Please retype the data in full and exactly; the pictures are not part of the copy.

■ PROVIDED MATERIAL:
-.-.-

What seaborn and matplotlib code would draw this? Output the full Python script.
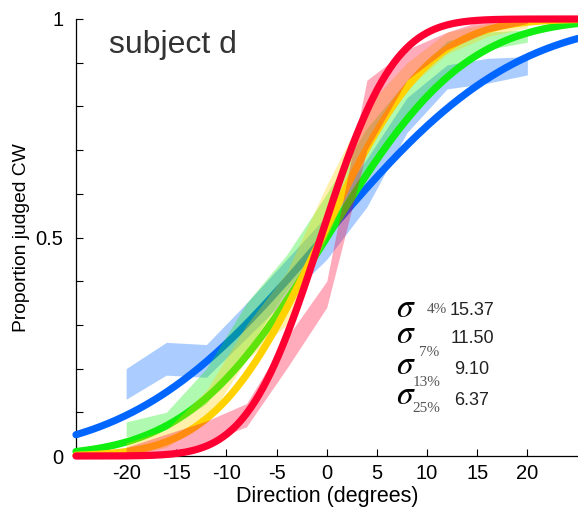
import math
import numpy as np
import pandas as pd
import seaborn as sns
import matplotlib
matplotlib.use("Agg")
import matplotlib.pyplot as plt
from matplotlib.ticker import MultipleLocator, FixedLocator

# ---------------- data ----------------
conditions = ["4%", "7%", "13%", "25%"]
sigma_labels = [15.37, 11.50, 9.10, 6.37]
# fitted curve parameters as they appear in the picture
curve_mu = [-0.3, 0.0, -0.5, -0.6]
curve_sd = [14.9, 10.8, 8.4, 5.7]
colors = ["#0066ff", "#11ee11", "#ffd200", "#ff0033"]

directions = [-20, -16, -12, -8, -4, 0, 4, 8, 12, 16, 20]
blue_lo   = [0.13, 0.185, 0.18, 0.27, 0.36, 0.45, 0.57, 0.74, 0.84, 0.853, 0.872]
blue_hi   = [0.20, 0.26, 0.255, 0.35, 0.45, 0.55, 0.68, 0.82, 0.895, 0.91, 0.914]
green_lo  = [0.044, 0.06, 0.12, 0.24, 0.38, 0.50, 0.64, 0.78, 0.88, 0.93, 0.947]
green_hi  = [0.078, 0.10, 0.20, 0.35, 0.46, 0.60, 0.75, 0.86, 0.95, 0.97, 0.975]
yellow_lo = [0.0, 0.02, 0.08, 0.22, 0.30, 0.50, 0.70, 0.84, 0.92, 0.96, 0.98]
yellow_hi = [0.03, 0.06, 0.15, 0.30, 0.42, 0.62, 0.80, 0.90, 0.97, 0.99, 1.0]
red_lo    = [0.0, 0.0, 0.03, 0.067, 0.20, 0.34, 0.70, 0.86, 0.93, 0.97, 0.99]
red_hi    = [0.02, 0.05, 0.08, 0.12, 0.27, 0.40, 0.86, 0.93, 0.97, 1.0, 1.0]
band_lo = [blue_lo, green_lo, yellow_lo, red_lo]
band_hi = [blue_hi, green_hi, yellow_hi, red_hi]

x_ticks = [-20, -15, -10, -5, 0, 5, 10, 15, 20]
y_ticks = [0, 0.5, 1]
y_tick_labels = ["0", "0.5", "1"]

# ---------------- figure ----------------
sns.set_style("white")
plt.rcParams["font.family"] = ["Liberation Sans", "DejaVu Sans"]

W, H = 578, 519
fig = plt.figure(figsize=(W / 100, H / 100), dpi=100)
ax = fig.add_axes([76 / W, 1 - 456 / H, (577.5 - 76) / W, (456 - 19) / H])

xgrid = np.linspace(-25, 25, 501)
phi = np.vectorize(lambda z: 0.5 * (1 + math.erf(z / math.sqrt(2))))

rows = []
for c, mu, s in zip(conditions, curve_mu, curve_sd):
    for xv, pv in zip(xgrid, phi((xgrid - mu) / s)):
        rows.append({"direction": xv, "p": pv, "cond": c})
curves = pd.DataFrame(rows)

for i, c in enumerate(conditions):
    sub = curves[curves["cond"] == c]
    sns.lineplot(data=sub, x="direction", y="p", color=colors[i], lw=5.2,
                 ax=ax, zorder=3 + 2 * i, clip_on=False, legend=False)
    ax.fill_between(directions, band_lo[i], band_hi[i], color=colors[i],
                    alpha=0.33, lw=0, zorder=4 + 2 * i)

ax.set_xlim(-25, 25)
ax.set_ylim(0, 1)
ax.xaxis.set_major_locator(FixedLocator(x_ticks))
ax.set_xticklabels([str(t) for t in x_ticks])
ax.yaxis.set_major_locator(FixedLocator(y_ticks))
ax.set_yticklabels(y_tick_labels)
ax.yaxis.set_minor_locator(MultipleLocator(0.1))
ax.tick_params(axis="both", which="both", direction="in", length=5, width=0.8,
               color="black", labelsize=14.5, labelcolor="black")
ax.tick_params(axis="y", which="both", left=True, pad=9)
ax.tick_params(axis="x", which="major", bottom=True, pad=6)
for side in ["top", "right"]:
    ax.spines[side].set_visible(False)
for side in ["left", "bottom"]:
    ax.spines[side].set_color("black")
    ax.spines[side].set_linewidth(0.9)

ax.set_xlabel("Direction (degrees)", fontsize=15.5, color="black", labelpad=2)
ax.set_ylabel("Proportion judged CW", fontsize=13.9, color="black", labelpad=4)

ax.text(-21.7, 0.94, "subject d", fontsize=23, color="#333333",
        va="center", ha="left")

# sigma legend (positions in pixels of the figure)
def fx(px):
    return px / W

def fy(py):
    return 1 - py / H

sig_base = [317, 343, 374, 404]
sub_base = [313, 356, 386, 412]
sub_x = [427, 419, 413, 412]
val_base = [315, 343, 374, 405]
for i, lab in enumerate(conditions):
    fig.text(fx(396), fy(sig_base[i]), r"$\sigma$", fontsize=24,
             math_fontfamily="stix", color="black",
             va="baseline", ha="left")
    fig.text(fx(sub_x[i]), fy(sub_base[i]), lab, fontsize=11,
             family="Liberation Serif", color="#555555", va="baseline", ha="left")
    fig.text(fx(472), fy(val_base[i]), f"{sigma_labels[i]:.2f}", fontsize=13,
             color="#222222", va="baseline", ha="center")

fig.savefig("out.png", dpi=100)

-.-.-

■ EXPECTED ANSWER:
What seaborn and matplotlib code would draw this? Output the full Python script.
import math
import numpy as np
import pandas as pd
import seaborn as sns
import matplotlib
matplotlib.use("Agg")
import matplotlib.pyplot as plt
from matplotlib.ticker import MultipleLocator, FixedLocator

# ---------------- data ----------------
conditions = ["4%", "7%", "13%", "25%"]
sigma_labels = [15.37, 11.50, 9.10, 6.37]
# fitted curve parameters as they appear in the picture
curve_mu = [-0.3, 0.0, -0.5, -0.6]
curve_sd = [14.9, 10.8, 8.4, 5.7]
colors = ["#0066ff", "#11ee11", "#ffd200", "#ff0033"]

directions = [-20, -16, -12, -8, -4, 0, 4, 8, 12, 16, 20]
blue_lo   = [0.13, 0.185, 0.18, 0.27, 0.36, 0.45, 0.57, 0.74, 0.84, 0.853, 0.872]
blue_hi   = [0.20, 0.26, 0.255, 0.35, 0.45, 0.55, 0.68, 0.82, 0.895, 0.91, 0.914]
green_lo  = [0.044, 0.06, 0.12, 0.24, 0.38, 0.50, 0.64, 0.78, 0.88, 0.93, 0.947]
green_hi  = [0.078, 0.10, 0.20, 0.35, 0.46, 0.60, 0.75, 0.86, 0.95, 0.97, 0.975]
yellow_lo = [0.0, 0.02, 0.08, 0.22, 0.30, 0.50, 0.70, 0.84, 0.92, 0.96, 0.98]
yellow_hi = [0.03, 0.06, 0.15, 0.30, 0.42, 0.62, 0.80, 0.90, 0.97, 0.99, 1.0]
red_lo    = [0.0, 0.0, 0.03, 0.067, 0.20, 0.34, 0.70, 0.86, 0.93, 0.97, 0.99]
red_hi    = [0.02, 0.05, 0.08, 0.12, 0.27, 0.40, 0.86, 0.93, 0.97, 1.0, 1.0]
band_lo = [blue_lo, green_lo, yellow_lo, red_lo]
band_hi = [blue_hi, green_hi, yellow_hi, red_hi]

x_ticks = [-20, -15, -10, -5, 0, 5, 10, 15, 20]
y_ticks = [0, 0.5, 1]
y_tick_labels = ["0", "0.5", "1"]

# ---------------- figure ----------------
sns.set_style("white")
plt.rcParams["font.family"] = ["Liberation Sans", "DejaVu Sans"]

W, H = 578, 519
fig = plt.figure(figsize=(W / 100, H / 100), dpi=100)
ax = fig.add_axes([76 / W, 1 - 456 / H, (577.5 - 76) / W, (456 - 19) / H])

xgrid = np.linspace(-25, 25, 501)
phi = np.vectorize(lambda z: 0.5 * (1 + math.erf(z / math.sqrt(2))))

rows = []
for c, mu, s in zip(conditions, curve_mu, curve_sd):
    for xv, pv in zip(xgrid, phi((xgrid - mu) / s)):
        rows.append({"direction": xv, "p": pv, "cond": c})
curves = pd.DataFrame(rows)

for i, c in enumerate(conditions):
    sub = curves[curves["cond"] == c]
    sns.lineplot(data=sub, x="direction", y="p", color=colors[i], lw=5.2,
                 ax=ax, zorder=3 + 2 * i, clip_on=False, legend=False)
    ax.fill_between(directions, band_lo[i], band_hi[i], color=colors[i],
                    alpha=0.33, lw=0, zorder=4 + 2 * i)

ax.set_xlim(-25, 25)
ax.set_ylim(0, 1)
ax.xaxis.set_major_locator(FixedLocator(x_ticks))
ax.set_xticklabels([str(t) for t in x_ticks])
ax.yaxis.set_major_locator(FixedLocator(y_ticks))
ax.set_yticklabels(y_tick_labels)
ax.yaxis.set_minor_locator(MultipleLocator(0.1))
ax.tick_params(axis="both", which="both", direction="in", length=5, width=0.8,
               color="black", labelsize=14.5, labelcolor="black")
ax.tick_params(axis="y", which="both", left=True, pad=9)
ax.tick_params(axis="x", which="major", bottom=True, pad=6)
for side in ["top", "right"]:
    ax.spines[side].set_visible(False)
for side in ["left", "bottom"]:
    ax.spines[side].set_color("black")
    ax.spines[side].set_linewidth(0.9)

ax.set_xlabel("Direction (degrees)", fontsize=15.5, color="black", labelpad=2)
ax.set_ylabel("Proportion judged CW", fontsize=13.9, color="black", labelpad=4)

ax.text(-21.7, 0.94, "subject d", fontsize=23, color="#333333",
        va="center", ha="left")

# sigma legend (positions in pixels of the figure)
def fx(px):
    return px / W

def fy(py):
    return 1 - py / H

sig_base = [317, 343, 374, 404]
sub_base = [313, 356, 386, 412]
sub_x = [427, 419, 413, 412]
val_base = [315, 343, 374, 405]
for i, lab in enumerate(conditions):
    fig.text(fx(396), fy(sig_base[i]), r"$\sigma$", fontsize=24,
             math_fontfamily="stix", color="black",
             va="baseline", ha="left")
    fig.text(fx(sub_x[i]), fy(sub_base[i]), lab, fontsize=11,
             family="Liberation Serif", color="#555555", va="baseline", ha="left")
    fig.text(fx(472), fy(val_base[i]), f"{sigma_labels[i]:.2f}", fontsize=13,
             color="#222222", va="baseline", ha="center")

fig.savefig("out.png", dpi=100)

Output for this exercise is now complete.